We were determined to only follow in the footsteps of Jack the Ripper guided by Russell Edwards, author of the best-selling book “Naming Jack the Ripper”*. If we were to get deeper inside the story, we might as well be accompanied by an expert. However, in the day we reserved to visit Whitechapel, in London’s East End, we were so bored by another borough struck by gentrification that we decided to take our own self-guided tour. Maybe it was just the “theme” of our expedition getting the best of us, but in most of the places all we could hear was dead silence, even in a busy weekday morning.

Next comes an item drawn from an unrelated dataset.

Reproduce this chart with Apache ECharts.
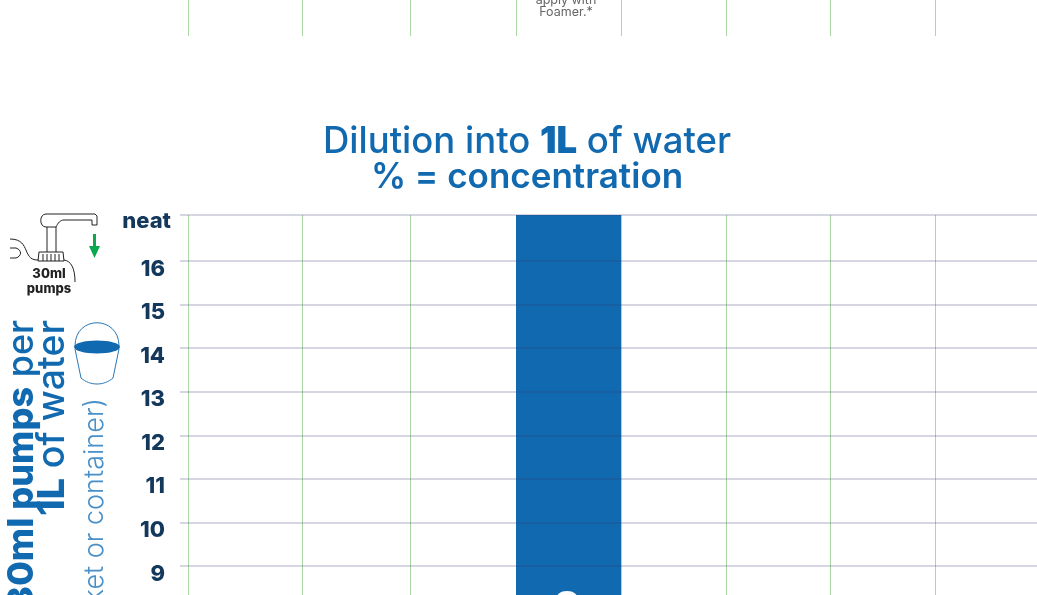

We didn’t follow a chronological path when scouting for the locations, we basically just started from the spot that was closest to the Aldgate Tube Station (and that was Mitre Square). However, on the post, I’m organizing them according to the timeline. And, as you will see in the photos, we walked on Jack the Ripper’s footsteps (pause for dramatic effect) on a very bright and sunny morning – it kind of lightens up the mood… kind of. We are not attracted to the Ripper for obscure reasons, but we are fascinated by the number of theories and stories that can be generated by the unknown serial killer. Even today, the locations are still small lanes or back alleys completely hidden from the main streets. One of the strangest effects I felt was that every time we turned from the main street to reach a spot, the whole city would be immediately muffled. Almost no sound, close to deserted, as if the world had disappeared (or we had disappeared from the world). When we reached the Ten Bells, the pub where he (allegedly) and his victims hung out, I confess I kind of felt a strange sense of relief when we got there.

In total, it is assumed that there are seven Jack the Ripper victims. We visited four of the seven locations, including two of where the “canonical five” (the ones who are believed to be the only victims of Jack the Ripper) were murdered: Mary Ann Nichols, Annie Chapman, Elizabeth Stride, Catherine Eddowes and Mary Jane Kelly.
1. Osborn Street

Osborn street
Emma Elizabeth Smith – April 3rd, 1888. The first of the “Whitechapel murders”, as the series of crimes was known by the Metropolitan Police before. Usually linked to gang violence, not to Jack the Ripper. From all the locations, this was the only one where I felt “at peace”.
2. Gunthorpe Street

Gunthorpe Street
Martha Tabram – August 7th, 1888. This is where the second victim was found and, coincidentally, it was also the second spot on our self-guided tour. Martha is believed to be the Ripper’s first victim. This was one of those alleys where the whole city “disappeared” once we turned. Very, very strange. I actually felt almost entrapped (which is odd, because as I said before we did this in broad daylight), and after a couple of shots I didn’t even feel like photographing it anymore, I just couldn’t wait to leave.
3. Hanbury Street

Hanbury Street
Annie Chapman – September 8th, 1888. The second victim of the “canonical five” and our third stop. I confess I felt nothing about this place; it’s just a bland corner in a street with hipster stores. I admit I’m a bit fed up with the hipster culture at the moment, but maybe we’ll return to this topic sometime.
4. Mitre Square

Mitre Square
Catherine Eddowes – September 30th, 1888. The fourth victim of the “canonical five” and our first stop. Eddowe’s shawl (taken from the crime scene) was the key for Russell Edwards to identify “Jack the Ripper” as Aaron Kosminski. Whether he’s cracked the case or not, his book is an interesting read (and it will probably keep you up at night). This is where we started from (it’s very close to the Aldgate Tube Station) and I felt the place looked cool and secluded, but something felt off. Yes, maybe I was carried away by the “murder location” atmosphere, but right here, in this particular spot, I remember thinking something was off.

Have you done any Jack the Ripper walking tour? What was your experience like?





That is a very interesting idea for a tour! It never occured to me. It sends chills down your spine, though.
It does but it’s a fascinating part of London’s History that we were always curious about! One day I will take the tour with the guy who wrote the book because I’m sure he’ll be able to fill in a lot of gaps. But, believe it or not, in some of the spots you do feel a weird energy and most of the places are still hidden from sight, so you kind of realise how easy it was for him to get away with it.